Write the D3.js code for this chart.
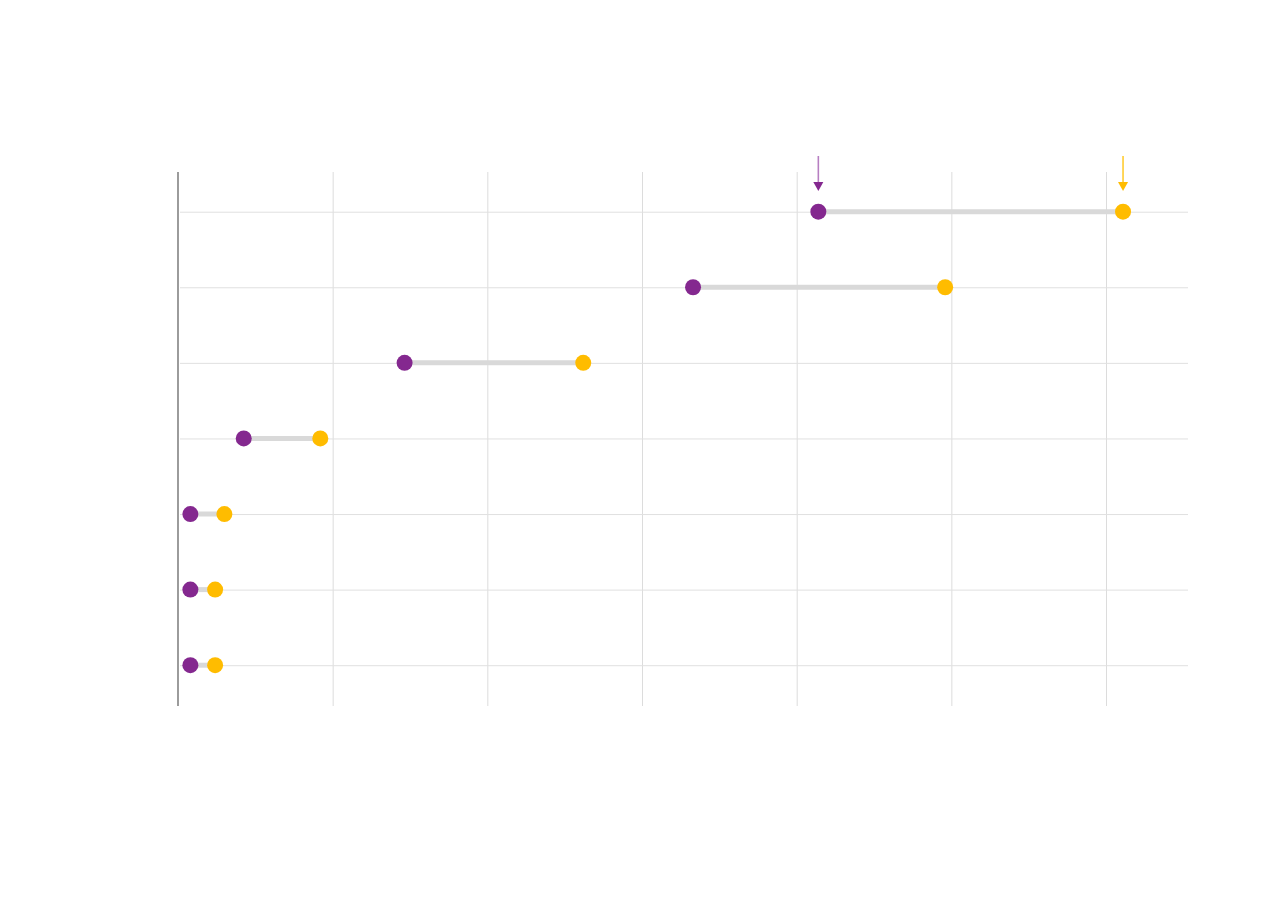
<!DOCTYPE html>
<html>
<head>
<meta charset="utf-8">
<script src="https://cdn.jsdelivr.net/npm/d3@7"></script>
<style>
  html, body { margin: 0; padding: 0; background: #fff; }
  svg { display: block; }
</style>
</head>
<body>
<svg id="chart" width="1280" height="924"></svg>
<script>
// Data (no visible labels in the reference)
const categories = ["r1", "r2", "r3", "r4", "r5", "r6", "r7"];
const startValues = [41.4, 33.3, 14.65, 4.25, 0.8, 0.8, 0.8];
const endValues   = [61.1, 49.6, 26.2, 9.2, 3.0, 2.4, 2.4];
const xTicks = [0, 10, 20, 30, 40, 50, 60];

(function () {
const svg = d3.select("#chart");
const plotLeft = 178, plotRight = 1188, plotTop = 172, plotBottom = 706;
const purple = "#84288F", yellow = "#FFBC00";

const x = d3.scaleLinear().domain([0, 65.3]).range([plotLeft, plotRight]);
const y = d3.scalePoint().domain(categories).range([173.9, 703]).padding(0.5);

// vertical grid
svg.append("g")
  .attr("transform", `translate(0,${plotBottom})`)
  .call(d3.axisBottom(x).tickValues(xTicks.slice(1)).tickSize(-(plotBottom - plotTop)).tickFormat(""))
  .call(g => g.select(".domain").remove())
  .call(g => g.selectAll("line").attr("stroke", "#dcdcdc").attr("stroke-width", 1));

// horizontal grid
svg.append("g")
  .attr("transform", `translate(${plotRight},0)`)
  .call(d3.axisLeft(y).tickSize(plotRight - plotLeft - 2).tickFormat(""))
  .call(g => g.select(".domain").remove())
  .call(g => g.selectAll("line").attr("stroke", "#e0e0e0").attr("stroke-width", 1));

// left axis line
svg.append("line")
  .attr("x1", x(0)).attr("x2", x(0)).attr("y1", plotTop).attr("y2", plotBottom)
  .attr("stroke", "#666").attr("stroke-width", 1.3);

const rows = categories.map((c, i) => ({ c, s: startValues[i], e: endValues[i] }));

// connectors
svg.append("g").selectAll("line").data(rows).join("line")
  .attr("x1", d => x(d.s)).attr("x2", d => x(d.e))
  .attr("y1", d => y(d.c)).attr("y2", d => y(d.c))
  .attr("stroke", "#d9d9d9").attr("stroke-width", 5);

// dots
svg.append("g").selectAll("circle").data(rows).join("circle")
  .attr("cx", d => x(d.s)).attr("cy", d => y(d.c)).attr("r", 8)
  .attr("fill", purple);
svg.append("g").selectAll("circle").data(rows).join("circle")
  .attr("cx", d => x(d.e)).attr("cy", d => y(d.c)).attr("r", 8)
  .attr("fill", yellow);

// arrows above first row
const arrows = [
  { v: startValues[0], color: purple, lineColor: "#b77fc2" },
  { v: endValues[0], color: yellow, lineColor: "#ffcc33" }
];
const ag = svg.append("g");
arrows.forEach(a => {
  const cx = x(a.v);
  ag.append("line")
    .attr("x1", cx).attr("x2", cx).attr("y1", 156).attr("y2", 184)
    .attr("stroke", a.lineColor).attr("stroke-width", 1.6);
  ag.append("path")
    .attr("d", `M${cx - 5},${182} L${cx + 5},${182} L${cx},${191} Z`)
    .attr("fill", a.color);
});
})();
</script>
</body>
</html>
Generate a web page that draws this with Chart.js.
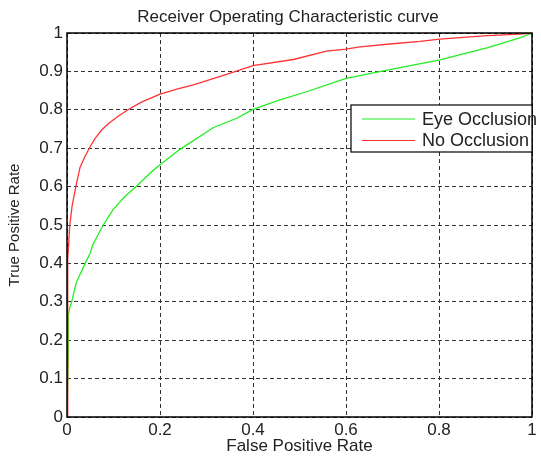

Stated exercise –
Repeat the full listing above exactly, with no pictures in the copy.

Answer to this exercise –
Write the D3.js code for this chart.
<!DOCTYPE html>
<html>
<head>
<meta charset="utf-8">
<script src="https://cdn.jsdelivr.net/npm/d3@7"></script>
<style>
  html, body { margin: 0; padding: 0; background: #fff; }
  svg { display: block; }
</style>
</head>
<body>
<svg id="chart" width="1280" height="924"></svg>
<script>
// Data (no visible labels in the reference)
const categories = ["r1", "r2", "r3", "r4", "r5", "r6", "r7"];
const startValues = [41.4, 33.3, 14.65, 4.25, 0.8, 0.8, 0.8];
const endValues   = [61.1, 49.6, 26.2, 9.2, 3.0, 2.4, 2.4];
const xTicks = [0, 10, 20, 30, 40, 50, 60];

(function () {
const svg = d3.select("#chart");
const plotLeft = 178, plotRight = 1188, plotTop = 172, plotBottom = 706;
const purple = "#84288F", yellow = "#FFBC00";

const x = d3.scaleLinear().domain([0, 65.3]).range([plotLeft, plotRight]);
const y = d3.scalePoint().domain(categories).range([173.9, 703]).padding(0.5);

// vertical grid
svg.append("g")
  .attr("transform", `translate(0,${plotBottom})`)
  .call(d3.axisBottom(x).tickValues(xTicks.slice(1)).tickSize(-(plotBottom - plotTop)).tickFormat(""))
  .call(g => g.select(".domain").remove())
  .call(g => g.selectAll("line").attr("stroke", "#dcdcdc").attr("stroke-width", 1));

// horizontal grid
svg.append("g")
  .attr("transform", `translate(${plotRight},0)`)
  .call(d3.axisLeft(y).tickSize(plotRight - plotLeft - 2).tickFormat(""))
  .call(g => g.select(".domain").remove())
  .call(g => g.selectAll("line").attr("stroke", "#e0e0e0").attr("stroke-width", 1));

// left axis line
svg.append("line")
  .attr("x1", x(0)).attr("x2", x(0)).attr("y1", plotTop).attr("y2", plotBottom)
  .attr("stroke", "#666").attr("stroke-width", 1.3);

const rows = categories.map((c, i) => ({ c, s: startValues[i], e: endValues[i] }));

// connectors
svg.append("g").selectAll("line").data(rows).join("line")
  .attr("x1", d => x(d.s)).attr("x2", d => x(d.e))
  .attr("y1", d => y(d.c)).attr("y2", d => y(d.c))
  .attr("stroke", "#d9d9d9").attr("stroke-width", 5);

// dots
svg.append("g").selectAll("circle").data(rows).join("circle")
  .attr("cx", d => x(d.s)).attr("cy", d => y(d.c)).attr("r", 8)
  .attr("fill", purple);
svg.append("g").selectAll("circle").data(rows).join("circle")
  .attr("cx", d => x(d.e)).attr("cy", d => y(d.c)).attr("r", 8)
  .attr("fill", yellow);

// arrows above first row
const arrows = [
  { v: startValues[0], color: purple, lineColor: "#b77fc2" },
  { v: endValues[0], color: yellow, lineColor: "#ffcc33" }
];
const ag = svg.append("g");
arrows.forEach(a => {
  const cx = x(a.v);
  ag.append("line")
    .attr("x1", cx).attr("x2", cx).attr("y1", 156).attr("y2", 184)
    .attr("stroke", a.lineColor).attr("stroke-width", 1.6);
  ag.append("path")
    .attr("d", `M${cx - 5},${182} L${cx + 5},${182} L${cx},${191} Z`)
    .attr("fill", a.color);
});
})();
</script>
</body>
</html>
Generate a web page that draws this with Chart.js.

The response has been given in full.